I believe it's a management change that is the key for the company to succeed. Back in early May, Fusion-io founder David Flynn resigned as CEO to pursue entrepreneurial investing activities. Mr. Flynn did a great job of guiding Fusion-io through its early stages, but perhaps wasn't the right person to lead a larger entity. This happens a lot in business. Not everybody is equipped to be a Bill Gates or Steve Jobs. In steps Shane Robison, an old pro who was formerly at Hewlett-Packard (HP) in the position of Chief Strategy and Technology Officer from 2002 to 2011.
This past quarter, 2013 Q4, was light, but since Mr. Robison has been at the helm only three months, I am giving him the benefit of the doubt. There were channel conflicts with the OEM's in Q4, and although those conflicts may have begun under Mr. Flynn's tenure, it is Mr. Robison who is now responsible for the mishaps. He discusses this at various points in the Q&A session during the conference call:
- "The kinds of channel conflict challenges that we've been having have to do with first, pricing. We've been inconsistent in how we priced our direct products relative to our OEM products. And we have to have very clear discipline about how we price our direct sales products, and how we price relative to what we're doing with the OEMs. So obviously, that's an easy thing for us to fix, and we will fix it."
- "Our ioControl product, which is the new name for NexGen, is now mature enough that it's really starting to get traction in the mid-market, and it will be exclusively sold through the value-added reseller channel. There's been a lot of question about channel conflict with our enterprise customers, and we're determined to eliminate that. So as we go into the second half of this year, we'll rebuild our OEM relationships."
- "When we talk to our OEMs about qualifying products, their qualification cycles sometimes take several months. And we'll go have a good discussion with the OEMs, get them to agree to qualify our products, they're working away on qualifying the products. And then all of a sudden, we pop up with an announcement in the market and pre-announce that product, which is very disruptive for them. And it's the kind of channel conflict that destroys relationships. We will fix that."
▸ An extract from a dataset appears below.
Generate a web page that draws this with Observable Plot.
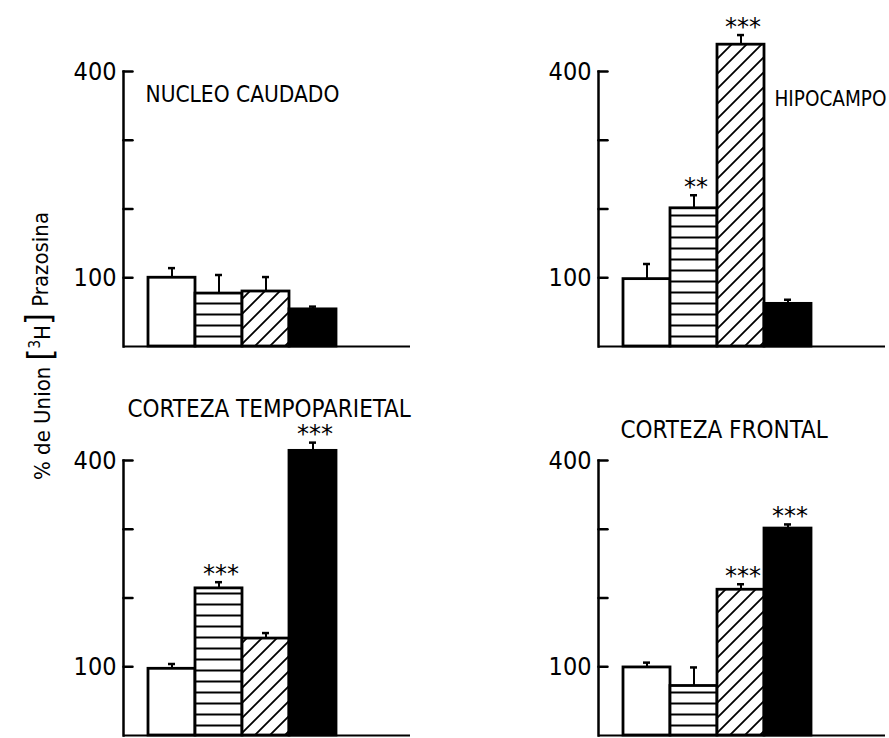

According to the conference call, IDC predicts that by 2016, the enterprise segment, which is what the OEM's are targeting, will be $78 billion. This is also referred to as the optimized server segment. The hyperscale market, where Fusion-io's direct sales team concentrates on, is purportedly going to grow to $43 billion by 2017. Although these lofty projections by data research companies often fall short of forecast, it is still a significant opportunity.
It wasn't just the weak quarter that hammered the stock. It was lowered guidance for fiscal 2014. Previously, Fusion-io expected 30% sales growth for next year, but has since calibrated that number to 20%. It came out of the blue, and put a black mark on their record. However, they are still selling products, albeit with concerns about slumping margins and pricing pressure. They did $432.8 million in sales last year. Tack on 20% for next year, and you've got over half a billion in revenues going forward.
They are also losing money, $.03/share for Q4, and aren't projected to earn much for 2014. The number I looked at from Credit Suisse is an estimate of $.09 from July 2013 to July 2014, with a loss of ten cents a share for the current quarter, Q1 2014. Credit Suisse maintains an outperform rating on the equity, so take that nine cent gain with a grain of salt. They could keep losing money for the next year, but with $238.4 million in cash and cash equivalents, they won't be going bust.
I've written two previous articles on Fusion-io cautioning investors about the overvaluation of the equity, one last August, the other in November. On a P/E Basis, I still feel the same way, but this a young growth company and other econometrics can be applied: Price/Sales is 2.57, Price/Book is 2.24, Cash/Share is $3.61. Not very expensive despite the lack of earnings. That's my train of thought, and may also be on the same wavelength of possible suitors.
Mergers and acquisitions are on the rise in the bull market. There's a lot of fat cat companies looking for canaries, and Fusion-io would be a nice quarry for one of those slow tech growers like IBM (IBM), Intel (INTC), EMC (EMC), or, Oracle (ORCL). Charity begins at home, so let's not forget that besides Apple and Facebook, Hewlett-Packard is also a hyperscale client of Fusion-io. They could be a possible suitor. So could OEM partners Cisco and NetApp.
I don't know what the downside is for this stock, but I do know that at my purchase price of $11.36, I may make a 20% gain in the next twelve months. That's not insignificant when you compare it to what a certificate of deposit is getting you at the bank. A 20% gain would equate to roughly $13.50/share by August of next year. I think that's manageable. However, we are near market highs in an incredible year, September is historically a bad month, and the company could come up short on that 20% revenue growth in the near term, so you may find a better entry point.